In this episode, we’re diving into the intersection of storage and artificial intelligence with Jason Hardy, CTO for AI at Hitachi Vantara. He highlights how AI processing significantly impacts storage performance demands. Enterprises often find themselves toggling between training models and running inference workloads, which creates a lot of context switching.
Jason explains that AI is all about speed—it’s not just a luxury, it’s a requirement. When building large language models or conducting foundational model training, performance capabilities must be exceptionally high. That need for speed is constant, especially as enterprises ramp up their AI operations into different areas like inference and retrieval-augmented generation (RAG). However, he points out another critical factor that sometimes gets less attention: data management.
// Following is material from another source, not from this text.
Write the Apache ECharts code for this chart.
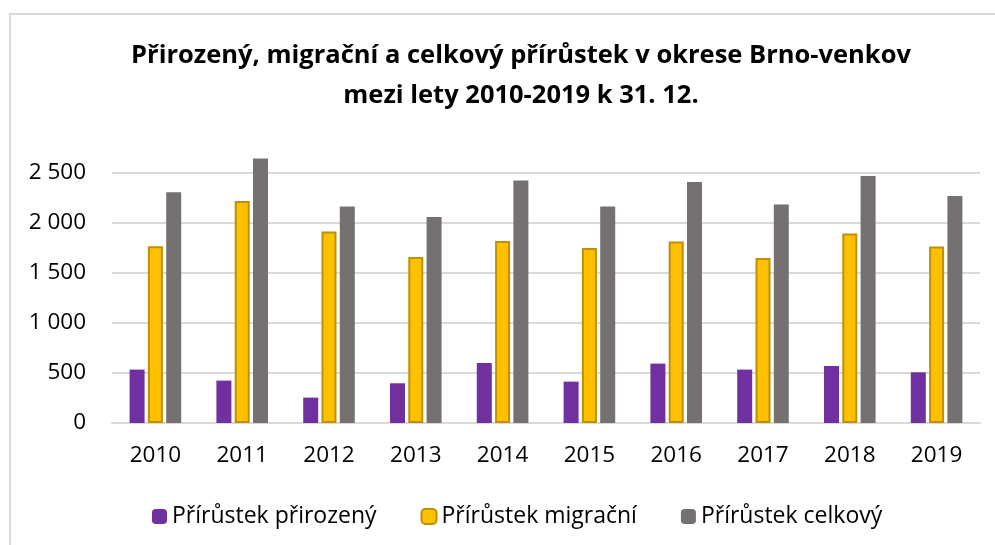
<!DOCTYPE html>
<html>
<head>
<meta charset="utf-8">
<script src="https://cdn.jsdelivr.net/npm/echarts@6/dist/echarts.min.js"></script>
<style>
  html, body { margin: 0; padding: 0; background: #fff; }
  .frame {
    position: absolute;
    left: 9px;
    top: 13px;
    width: 1100px;
    height: 600px;
    border: 2px solid #d9d9d9;
  }
  .chart-container {
    position: absolute;
    left: 0;
    top: 0;
    width: 995px;
    height: 545px;
  }
</style>
</head>
<body>
<div class="frame"></div>
<div id="chart" class="chart-container"></div>
<script>
const years = ['2010', '2011', '2012', '2013', '2014', '2015', '2016', '2017', '2018', '2019']
const prirozeny = [534, 424, 254, 397, 600, 414, 594, 534, 570, 507]
const migracni = [1767, 2220, 1914, 1660, 1820, 1750, 1814, 1650, 1894, 1764]
const celkovy = [2307, 2644, 2164, 2060, 2424, 2164, 2410, 2184, 2470, 2270]
const seriesNames = ['Přírůstek přirozený', 'Přírůstek migrační', 'Přírůstek celkový']
const titleLines = [
  'Přirozený, migrační a celkový přírůstek v okrese Brno-venkov',
  'mezi lety 2010-2019 k 31. 12.'
]

const font = '"Open Sans", "Noto Sans", sans-serif'
const textColor = '#000'

const formatThousands = v => String(v).replace(/\B(?=(\d{3})+(?!\d))/g, ' ')

const chart = echarts.init(document.getElementById('chart'))

const option = {
  animation: false,
  textStyle: { fontFamily: font },
  graphic: [
    {
      type: 'text',
      x: 521,
      y: 56,
      style: {
        text: titleLines[0],
        align: 'center',
        verticalAlign: 'middle',
        font: 'bold 25.5px ' + font,
        fill: textColor
      }
    },
    {
      type: 'text',
      x: 521,
      y: 96,
      style: {
        text: titleLines[1],
        align: 'center',
        verticalAlign: 'middle',
        font: 'bold 25.5px ' + font,
        fill: textColor
      }
    }
  ],
  grid: {
    left: 112,
    right: 15,
    top: 173,
    bottom: 122
  },
  legend: {
    left: 147,
    top: 500,
    itemWidth: 15,
    itemHeight: 15,
    itemGap: 44,
    textStyle: { fontSize: 23, color: textColor, fontFamily: font },
    data: seriesNames
  },
  xAxis: {
    type: 'category',
    data: years,
    axisTick: { show: false },
    axisLine: { lineStyle: { color: '#d9d9d9', width: 2 } },
    axisLabel: { fontSize: 22.5, color: textColor, margin: 21 }
  },
  yAxis: {
    type: 'value',
    min: 0,
    max: 2500,
    interval: 500,
    axisLine: { show: false },
    axisTick: { show: false },
    axisLabel: {
      fontSize: 22.5,
      color: textColor,
      margin: 26,
      formatter: formatThousands
    },
    splitLine: { lineStyle: { color: '#d9d9d9', width: 2 } }
  },
  series: [
    {
      name: seriesNames[0],
      type: 'bar',
      clip: false,
      data: prirozeny,
      barWidth: 15,
      barGap: '22%',
      itemStyle: { color: '#7030a0' }
    },
    {
      name: seriesNames[1],
      type: 'bar',
      clip: false,
      data: migracni,
      barWidth: 15,
      barGap: '22%',
      itemStyle: { color: '#ffc000', borderColor: '#bf9000', borderWidth: 2 }
    },
    {
      name: seriesNames[2],
      type: 'bar',
      clip: false,
      data: celkovy,
      barWidth: 15,
      barGap: '22%',
      itemStyle: { color: '#767171' }
    }
  ]
}

chart.setOption(option)
</script>
</body>
</html>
You can’t harness AI effectively without understanding the data you have. Sure, data lakes are marketed for this purpose, but sometimes they end up being just dumping grounds. It’s important to know which data is relevant to your AI goals and to manage it properly, especially to meet compliance and regulatory standards. It’s like tackling a two-headed problem—you need performance while also managing your data effectively.
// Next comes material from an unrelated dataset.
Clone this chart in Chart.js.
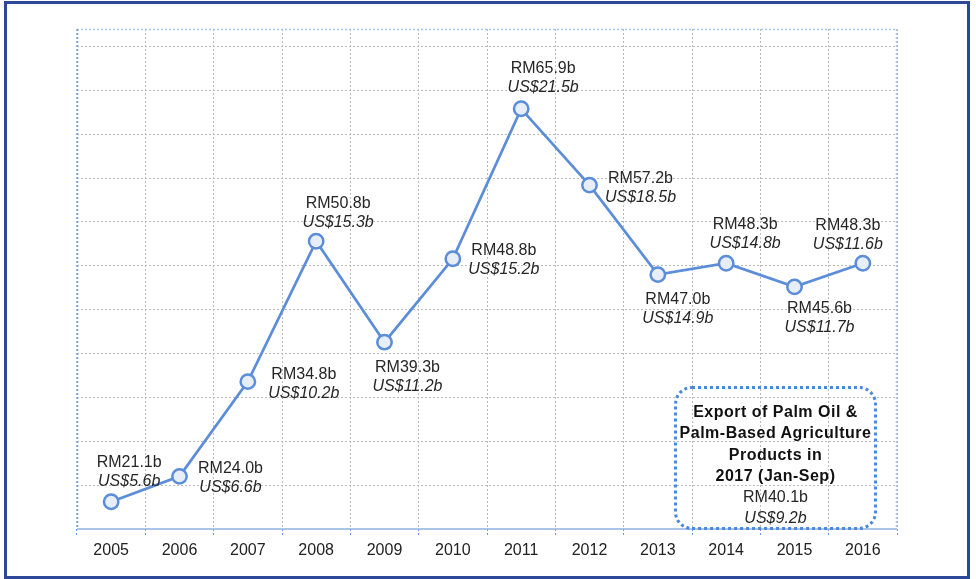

Transitioning to the features enterprise data storage needs, Jason mentions that performance must not only be fast but also scalable. Model training historically demanded massive volumes and throughput, but as organizations start operationalizing AI, it brings along compliance and data visibility demands while still maintaining performance.
Current workflows are less predictable due to the end-users’ queries driving the inferencing process. This unpredictability adds complexity because businesses won’t always know what’s coming. So, storage solutions need to handle rapid back-and-forth transitions between workloads. As new data is generated from various sources, keeping this data organized and accessible becomes essential.
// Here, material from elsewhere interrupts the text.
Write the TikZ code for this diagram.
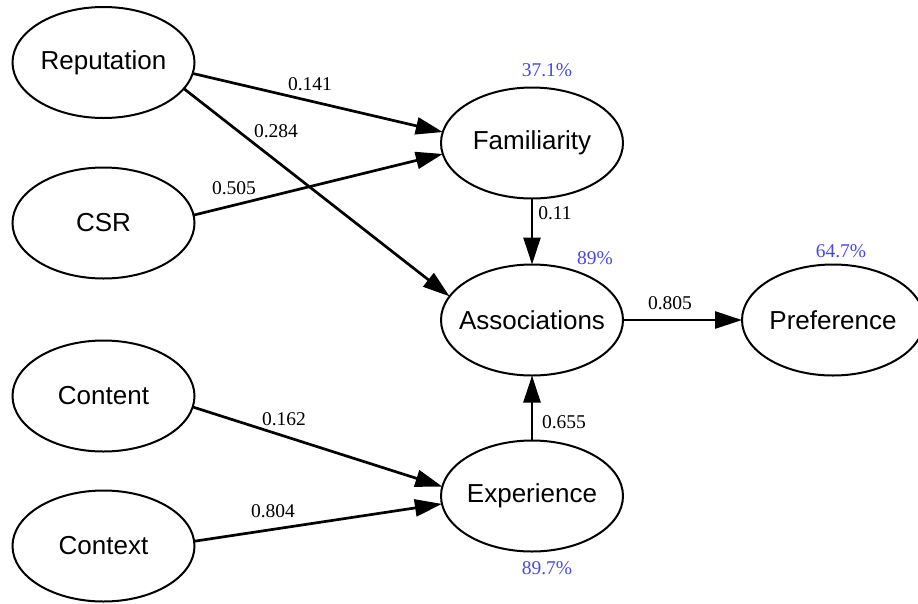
\documentclass[tikz,border=0pt]{standalone}
\usepackage{fontspec}
\setmainfont{Liberation Serif}
\newfontfamily\nodefont{Liberation Sans}
\usetikzlibrary{shapes.geometric,arrows.meta}
\definecolor{rsq}{RGB}{72,72,224}
% construct names are set without width so every ellipse keeps one size
\newcommand{\cname}[1]{\makebox[0pt][c]{#1}}
\begin{document}
\begin{tikzpicture}[x=1pt,y=-1pt,
  construct/.style={draw, ellipse, line width=2pt, inner sep=0pt, outer sep=0pt,
    minimum width=182pt, minimum height=111pt, font=\nodefont\fontsize{26}{30}\selectfont},
  path/.style={line width=2.7pt, -{Triangle[length=27pt,width=17pt]}},
  coef/.style={inner sep=0pt, font=\fontsize{19.5}{22}\selectfont},
  rsquare/.style={inner sep=0pt, text=rsq, font=\fontsize{19.5}{22}\selectfont}]
\useasboundingbox (0,0) rectangle (918,603);

% constructs
\node[construct] (rep)   at (103.5,62.5) {\cname{Reputation}};
\node[construct] (csr)   at (103.5,223)  {\cname{CSR}};
\node[construct] (cont)  at (103.5,396)  {\cname{Content}};
\node[construct] (ctx)   at (103.5,546)  {\cname{Context}};
\node[construct] (fam)   at (532,143)    {\cname{Familiarity}};
\node[construct] (assoc) at (532,320)    {\cname{Associations}};
\node[construct] (exp)   at (532,496)    {\cname{Experience}};
\node[construct] (pref)  at (833,320)    {\cname{Preference}};

% structural paths
\draw[path] (rep.-7)   -- (fam.173);
\draw[path] (csr.5)    -- (fam.187);
\draw[path] (rep.-18)  -- (assoc.164);
\draw[path] (cont.-7)  -- (exp.174);
\draw[path] (ctx.3)    -- (exp.185);
\draw[path] (fam.south) -- (assoc.north);
\draw[path] (exp.north) -- (assoc.south);
\draw[path] (assoc.east) -- (pref.west);

% path coefficients
\node[coef] (c1) at (310,84)  {0.141};
\node[coef] (c2) at (276,131) {0.284};
\node[coef] (c3) at (234,188) {0.505};
\node[coef] (c4) at (555,213) {0.11};
\node[coef] (c5) at (670,303) {0.805};
\node[coef] (c6) at (284,419) {0.162};
\node[coef] (c7) at (273,511) {0.804};
\node[coef] (c8) at (564,422) {0.655};

% explained variance
\node[rsquare] (r1) at (547,70)  {37.1\%};
\node[rsquare] (r2) at (595,258) {89\%};
\node[rsquare] (r3) at (841,251) {64.7\%};
\node[rsquare] (r4) at (547,568) {89.7\%};
\end{tikzpicture}
\end{document}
When we look at the differences between training and inference, things get even more complicated. The focus has been heavily on model building, but by 2025 and 2026, the emphasis will shift more towards integrating and running inference at scale. Inference operates on a random basis, fluctuating with business needs, unlike the more scheduled training sessions.
This dynamic creates a situation where multiple use cases will demand simultaneous support. We’re not just talking about loading one model; numerous models might need to be queried simultaneously across various workloads, driving up storage demands significantly. Jason highlights how trends such as agentic AI will further amplify these challenges since it automates decision-making, leading to more complex interactions that place additional strain on storage platforms.
The result? A storage system needs to support not just high performance but also rapid context switching between various models and workloads. This scenario involves high-speed checkpointing to quickly halt ongoing tasks and respond to user demands real-time. Then, after fulfilling those demands, resources have to shift back to training without missing a beat. You really start to see how unpredictable and demanding these workloads can become.